Jet aircraft on Mars
Jet using magnesium powder
There is a report of a jet engine being developed for use on Mars which would burn magnesium powder. The Wickman Spacecraft & Propulsion Co. tried different ways of fluidizing the magnesium powder. Using nitrogen gas to blow the magnesium powder seemed best but their turbine clogged up with carbon stripped from the carbon dioxide atmosphere by the burning magnesium. It seems likely that hydrogen gas would work better to fluidize the magnesium. Equations of the chemical reactions that might occur in such a jet engine are:
2Mg + 2H2 + CO2 ==> 2MgO + CH4
2Mg + 2H2 + 2CO2 ==> 2MgO + 2CH2O
The products of formaldehyde and methane would not cause carbon build-up, but putting magnesium oxide powder through a turbine seems incompatible with long engine life. The whole problem of turbine wear and fouling could be obviated by using a ramjet engine such as was used on the CIM-10 Bomarc Surface-to-air missile which flew at Mach 2.6 at 60,000 feet (18 km). A ramjet would need a rocket stage to get it to the speed at which the ramjet can start. Then the aircraft would need to switch to rocket power again to land or land unpowered. Another problem would be the thinness of the Martian atmosphere. The highest altitude air-breathing jet engine on Earth was the SR-71 reconnaissance aircraft which flew at up to 26 kilometers altitude.
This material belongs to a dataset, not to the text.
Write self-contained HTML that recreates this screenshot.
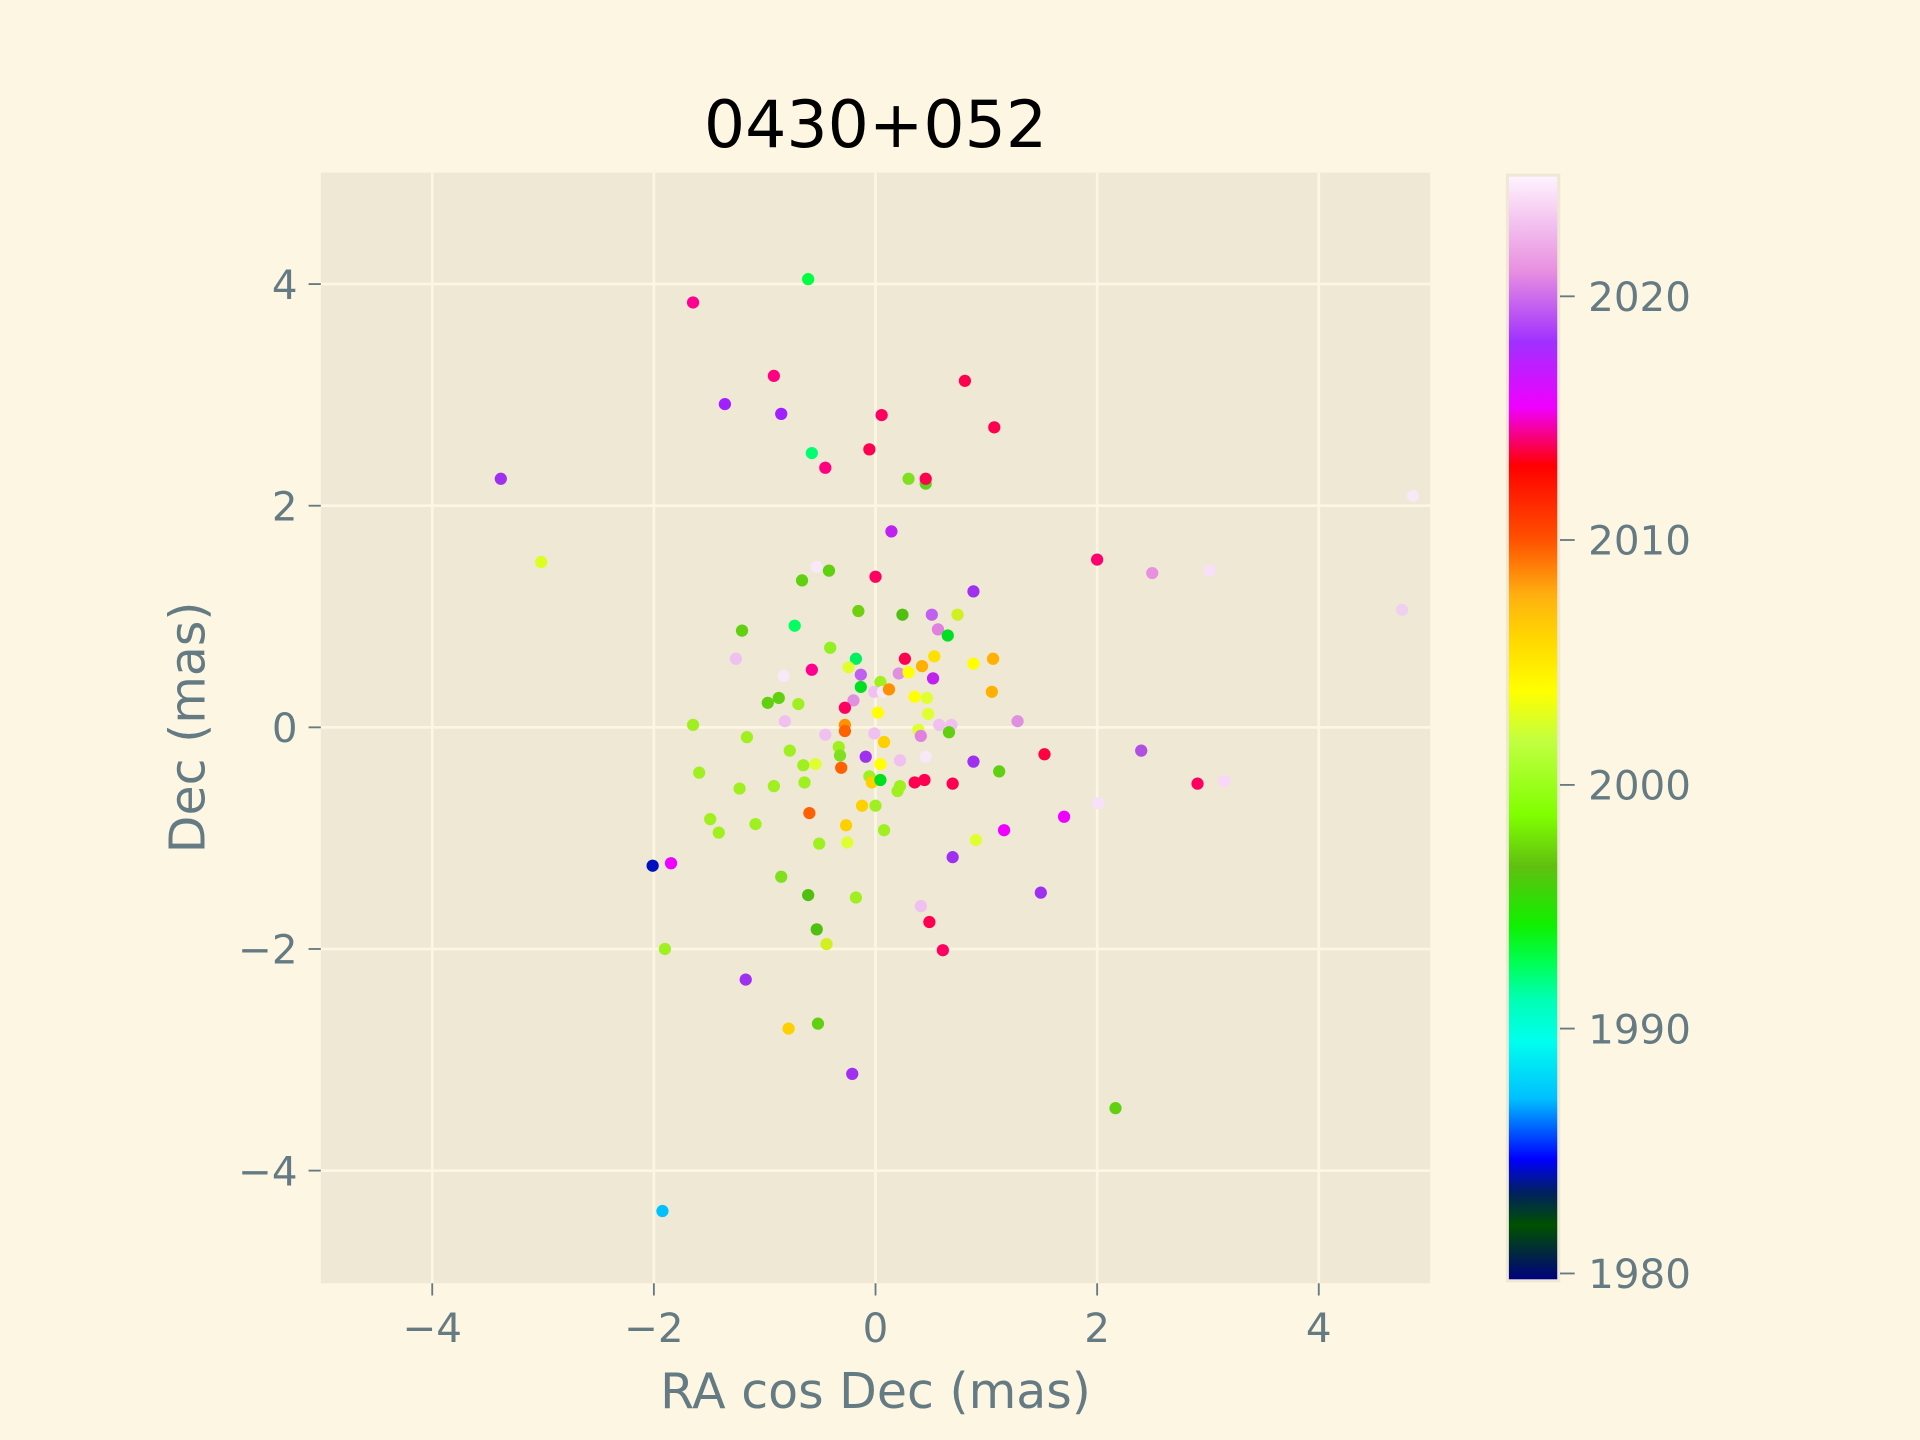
<!DOCTYPE html>
<html><head><meta charset="utf-8"><style>html,body{margin:0;padding:0;background:#fdf6e3}svg{display:block}</style></head><body>
<svg width="1920" height="1440" viewBox="0 0 1568 1176" xmlns="http://www.w3.org/2000/svg" font-family="'DejaVu Sans','Liberation Sans',sans-serif">
<defs>
<linearGradient id="cb" x1="0" y1="1" x2="0" y2="0">
<stop offset="0" stop-color="#000080"/>
<stop offset="0.05" stop-color="#005000"/>
<stop offset="0.08" stop-color="#002060"/>
<stop offset="0.11" stop-color="#0000ff"/>
<stop offset="0.165" stop-color="#00c0ff"/>
<stop offset="0.217" stop-color="#00ffee"/>
<stop offset="0.256" stop-color="#00ffb0"/>
<stop offset="0.289" stop-color="#00ff50"/>
<stop offset="0.322" stop-color="#10f000"/>
<stop offset="0.375" stop-color="#60c010"/>
<stop offset="0.421" stop-color="#80ff00"/>
<stop offset="0.487" stop-color="#c0ff40"/>
<stop offset="0.533" stop-color="#ffff00"/>
<stop offset="0.58" stop-color="#ffd800"/>
<stop offset="0.62" stop-color="#ffb010"/>
<stop offset="0.671" stop-color="#ff5000"/>
<stop offset="0.737" stop-color="#ff0000"/>
<stop offset="0.79" stop-color="#f000ff"/>
<stop offset="0.849" stop-color="#a030ff"/>
<stop offset="0.914" stop-color="#e890e0"/>
<stop offset="1" stop-color="#fff4ff"/>
</linearGradient>
</defs>
<rect width="1568" height="1176" fill="#fdf6e3"/>
<rect x="262" y="141" width="906" height="907" fill="#eee8d5"/>
<g stroke="#fdf6e3" stroke-width="2.2">
<line x1="353" y1="141" x2="353" y2="1048"/><line x1="534" y1="141" x2="534" y2="1048"/><line x1="715" y1="141" x2="715" y2="1048"/><line x1="896" y1="141" x2="896" y2="1048"/><line x1="1077" y1="141" x2="1077" y2="1048"/>
<line x1="262" y1="232" x2="1168" y2="232"/><line x1="262" y1="413" x2="1168" y2="413"/><line x1="262" y1="594" x2="1168" y2="594"/><line x1="262" y1="775" x2="1168" y2="775"/><line x1="262" y1="956" x2="1168" y2="956"/>
</g>
<g>
<circle cx="566" cy="247" r="5" fill="#ff0090"/><circle cx="660" cy="228" r="5" fill="#00ff40"/><circle cx="592" cy="330" r="5" fill="#a020ff"/><circle cx="632" cy="307" r="5" fill="#ff0080"/><circle cx="638" cy="338" r="5" fill="#a020ff"/><circle cx="409" cy="391" r="5" fill="#a030f0"/><circle cx="442" cy="459" r="5" fill="#ddff20"/><circle cx="720" cy="339" r="5" fill="#ff0060"/><circle cx="788" cy="311" r="5" fill="#ff0050"/><circle cx="812" cy="349" r="5" fill="#ff0050"/><circle cx="710" cy="367" r="5" fill="#ff0050"/><circle cx="663" cy="370" r="5" fill="#00ff70"/><circle cx="674" cy="382" r="5" fill="#ff0080"/><circle cx="742" cy="391" r="5" fill="#80e020"/><circle cx="756" cy="395" r="5" fill="#60d020"/><circle cx="756" cy="391" r="5" fill="#ff0050"/><circle cx="728" cy="434" r="5" fill="#c020f0"/><circle cx="1154" cy="405" r="5" fill="#f8e8f8"/><circle cx="896" cy="457" r="5" fill="#ff0070"/><circle cx="941" cy="468" r="5" fill="#e890e0"/><circle cx="988" cy="466" r="5" fill="#f8e0f8"/><circle cx="667" cy="463" r="5" fill="#f8e8f8"/><circle cx="677" cy="466" r="5" fill="#60d010"/><circle cx="655" cy="474" r="5" fill="#60d010"/><circle cx="715" cy="471" r="5" fill="#ff0060"/><circle cx="701" cy="499" r="5" fill="#70d010"/><circle cx="737" cy="502" r="5" fill="#50c010"/><circle cx="761" cy="502" r="5" fill="#c060f0"/><circle cx="795" cy="483" r="5" fill="#a030f0"/><circle cx="782" cy="502" r="5" fill="#d0f020"/><circle cx="1145" cy="498" r="5" fill="#f0d0f0"/><circle cx="606" cy="515" r="5" fill="#60d010"/><circle cx="649" cy="511" r="5" fill="#00ff60"/><circle cx="678" cy="529" r="5" fill="#90f020"/><circle cx="766" cy="514" r="5" fill="#e080e0"/><circle cx="774" cy="519" r="5" fill="#00e020"/><circle cx="739" cy="538" r="5" fill="#ff0050"/><circle cx="763" cy="536" r="5" fill="#ffe000"/><circle cx="811" cy="538" r="5" fill="#ffb000"/><circle cx="699" cy="538" r="5" fill="#00f060"/>
<circle cx="601" cy="538" r="5" fill="#f0c0f0"/><circle cx="640" cy="552" r="5" fill="#f8e8f8"/><circle cx="663" cy="547" r="5" fill="#ff0090"/><circle cx="693" cy="545" r="5" fill="#e0ff30"/><circle cx="703" cy="551" r="5" fill="#c060f0"/><circle cx="703" cy="561" r="5" fill="#00e020"/><circle cx="719" cy="557" r="5" fill="#a0f020"/><circle cx="734" cy="550" r="5" fill="#e090e0"/><circle cx="753" cy="544" r="5" fill="#ffb000"/><circle cx="742" cy="549" r="5" fill="#ffff00"/><circle cx="762" cy="554" r="5" fill="#c020f0"/><circle cx="795" cy="542" r="5" fill="#ffff00"/><circle cx="636" cy="570" r="5" fill="#60d010"/><circle cx="627" cy="574" r="5" fill="#60d010"/><circle cx="652" cy="575" r="5" fill="#a0f020"/><circle cx="697" cy="572" r="5" fill="#e090e0"/><circle cx="714" cy="565" r="5" fill="#f0c0f0"/><circle cx="721" cy="565" r="5" fill="#f8e8f8"/><circle cx="726" cy="563" r="5" fill="#ff9000"/><circle cx="747" cy="569" r="5" fill="#ffff00"/><circle cx="757" cy="570" r="5" fill="#e0ff30"/><circle cx="810" cy="565" r="5" fill="#ffb000"/><circle cx="690" cy="578" r="5" fill="#ff0060"/><circle cx="717" cy="582" r="5" fill="#ffff00"/><circle cx="758" cy="583" r="5" fill="#e0ff30"/><circle cx="641" cy="589" r="5" fill="#f0c0f0"/><circle cx="566" cy="592" r="5" fill="#a0f020"/><circle cx="690" cy="592" r="5" fill="#ff9000"/><circle cx="690" cy="597" r="5" fill="#ff6000"/><circle cx="750" cy="596" r="5" fill="#e0ff30"/><circle cx="767" cy="592" r="5" fill="#f0c0f0"/><circle cx="777" cy="592" r="5" fill="#f0c0f0"/><circle cx="775" cy="598" r="5" fill="#60d010"/><circle cx="752" cy="601" r="5" fill="#e080e0"/><circle cx="831" cy="589" r="5" fill="#e090e0"/><circle cx="674" cy="600" r="5" fill="#f0c0f0"/><circle cx="714" cy="599" r="5" fill="#f0c0f0"/><circle cx="610" cy="602" r="5" fill="#a0f020"/><circle cx="645" cy="613" r="5" fill="#a0f020"/><circle cx="685" cy="610" r="5" fill="#a0f020"/><circle cx="686" cy="617" r="5" fill="#80e020"/><circle cx="722" cy="606" r="5" fill="#ffd000"/><circle cx="707" cy="618" r="5" fill="#a030f0"/><circle cx="735" cy="621" r="5" fill="#f0c0f0"/><circle cx="756" cy="618" r="5" fill="#f8e8f8"/><circle cx="795" cy="622" r="5" fill="#a030f0"/><circle cx="816" cy="630" r="5" fill="#60d010"/><circle cx="853" cy="616" r="5" fill="#ff0040"/><circle cx="932" cy="613" r="5" fill="#b050e0"/><circle cx="571" cy="631" r="5" fill="#a0f020"/><circle cx="656" cy="625" r="5" fill="#a0f020"/><circle cx="666" cy="624" r="5" fill="#e0ff30"/><circle cx="687" cy="627" r="5" fill="#ff6000"/><circle cx="719" cy="624" r="5" fill="#ffff00"/><circle cx="710" cy="634" r="5" fill="#a0f020"/><circle cx="712" cy="639" r="5" fill="#ffd000"/><circle cx="719" cy="637" r="5" fill="#00e020"/><circle cx="735" cy="642" r="5" fill="#a0f020"/><circle cx="733" cy="646" r="5" fill="#a0f020"/><circle cx="747" cy="639" r="5" fill="#ff0050"/><circle cx="755" cy="637" r="5" fill="#ff0050"/><circle cx="778" cy="640" r="5" fill="#ff0050"/><circle cx="604" cy="644" r="5" fill="#a0f020"/><circle cx="632" cy="642" r="5" fill="#a0f020"/><circle cx="657" cy="639" r="5" fill="#a0f020"/><circle cx="978" cy="640" r="5" fill="#ff0060"/><circle cx="1000" cy="638" r="5" fill="#f8d8f8"/><circle cx="661" cy="664" r="5" fill="#ff6000"/><circle cx="704" cy="658" r="5" fill="#ffd000"/><circle cx="715" cy="658" r="5" fill="#a0f020"/><circle cx="580" cy="669" r="5" fill="#a0f020"/><circle cx="617" cy="673" r="5" fill="#a0f020"/><circle cx="691" cy="674" r="5" fill="#ffd000"/><circle cx="722" cy="678" r="5" fill="#a0f020"/><circle cx="869" cy="667" r="5" fill="#f000ff"/><circle cx="897" cy="656" r="5" fill="#f8e0f8"/><circle cx="587" cy="680" r="5" fill="#a0f020"/><circle cx="669" cy="689" r="5" fill="#a0f020"/><circle cx="692" cy="688" r="5" fill="#e0ff30"/><circle cx="797" cy="686" r="5" fill="#e0ff30"/><circle cx="820" cy="678" r="5" fill="#f000ff"/><circle cx="778" cy="700" r="5" fill="#a030f0"/><circle cx="533" cy="707" r="5" fill="#0010c0"/><circle cx="548" cy="705" r="5" fill="#f000ff"/><circle cx="638" cy="716" r="5" fill="#80e020"/><circle cx="660" cy="731" r="5" fill="#50c010"/><circle cx="699" cy="733" r="5" fill="#a0f020"/><circle cx="850" cy="729" r="5" fill="#a030f0"/><circle cx="752" cy="740" r="5" fill="#f0c0f0"/><circle cx="759" cy="753" r="5" fill="#ff0050"/><circle cx="667" cy="759" r="5" fill="#50c010"/><circle cx="675" cy="771" r="5" fill="#d0f020"/><circle cx="770" cy="776" r="5" fill="#ff0060"/><circle cx="543" cy="775" r="5" fill="#a0f020"/><circle cx="609" cy="800" r="5" fill="#a030f0"/><circle cx="668" cy="836" r="5" fill="#60d010"/><circle cx="644" cy="840" r="5" fill="#ffd000"/><circle cx="696" cy="877" r="5" fill="#a030f0"/><circle cx="911" cy="905" r="5" fill="#60d010"/><circle cx="541" cy="989" r="5" fill="#00c0ff"/>
</g>
<g stroke="#657b83" stroke-width="1.5">
<line x1="353" y1="1048" x2="353" y2="1058"/><line x1="534" y1="1048" x2="534" y2="1058"/><line x1="715" y1="1048" x2="715" y2="1058"/><line x1="896" y1="1048" x2="896" y2="1058"/><line x1="1077" y1="1048" x2="1077" y2="1058"/>
<line x1="262" y1="232" x2="252" y2="232"/><line x1="262" y1="413" x2="252" y2="413"/><line x1="262" y1="594" x2="252" y2="594"/><line x1="262" y1="775" x2="252" y2="775"/><line x1="262" y1="956" x2="252" y2="956"/>
</g>
<g fill="#657b83" font-size="33" text-anchor="middle">
<text x="353" y="1096">−4</text><text x="534" y="1096">−2</text><text x="715" y="1096">0</text><text x="896" y="1096">2</text><text x="1077" y="1096">4</text>
</g>
<g fill="#657b83" font-size="33" text-anchor="end">
<text x="243" y="244">4</text><text x="243" y="425">2</text><text x="243" y="606">0</text><text x="243" y="787">−2</text><text x="243" y="968">−4</text>
</g>
<text x="715" y="1150" fill="#657b83" font-size="40" text-anchor="middle">RA cos Dec (mas)</text>
<text transform="translate(167,594) rotate(-90)" fill="#657b83" font-size="40" text-anchor="middle">Dec (mas)</text>
<text x="715" y="120" fill="#000" font-size="53" text-anchor="middle">0430+052</text>
<rect x="1231" y="143" width="42" height="903" fill="url(#cb)" stroke="#eee8d5" stroke-width="2.5"/>
<g stroke="#657b83" stroke-width="1.5">
<line x1="1274" y1="242" x2="1286" y2="242"/><line x1="1274" y1="441" x2="1286" y2="441"/><line x1="1274" y1="641" x2="1286" y2="641"/><line x1="1274" y1="840" x2="1286" y2="840"/><line x1="1274" y1="1040" x2="1286" y2="1040"/>
</g>
<g fill="#657b83" font-size="33">
<text x="1297" y="254">2020</text><text x="1297" y="453">2010</text><text x="1297" y="653">2000</text><text x="1297" y="852">1990</text><text x="1297" y="1052">1980</text>
</g>
</svg>
</body></html>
The pressure of the Martian atmosphere at the surface is about equal to the pressure at 40 kilometers altitude on Earth, six times lower pressure than at the service ceiling of the SR-71.
So there is a possibility of an atmosphere-breathing ramjet-powered aircraft on Mars, but there are problems that might prevent it.
As the propellant must be refined using energy taken from solar energy of nuclear reactors, it can be said that all propulsion systems on Mars are basically nuclear or solar.
The propellant producing reactions used on Mars, probably electrolysis of water, possibly the Sabatier reaction, produce large amounts of oxygen. It seems more practical to simply recombine the oxygen and hydrogen, or oxygen and methane, bach into their source material of water and CO2 than to use the Martian atmosphere as a less than perfectly efficient reaction mass. Carrying the oxygen is a mass penalty, but hardly worse than carrying large amounts of magnesium. Nitrogen would probably be in demand on Mars as a necessary element for food production and atmospheric composition.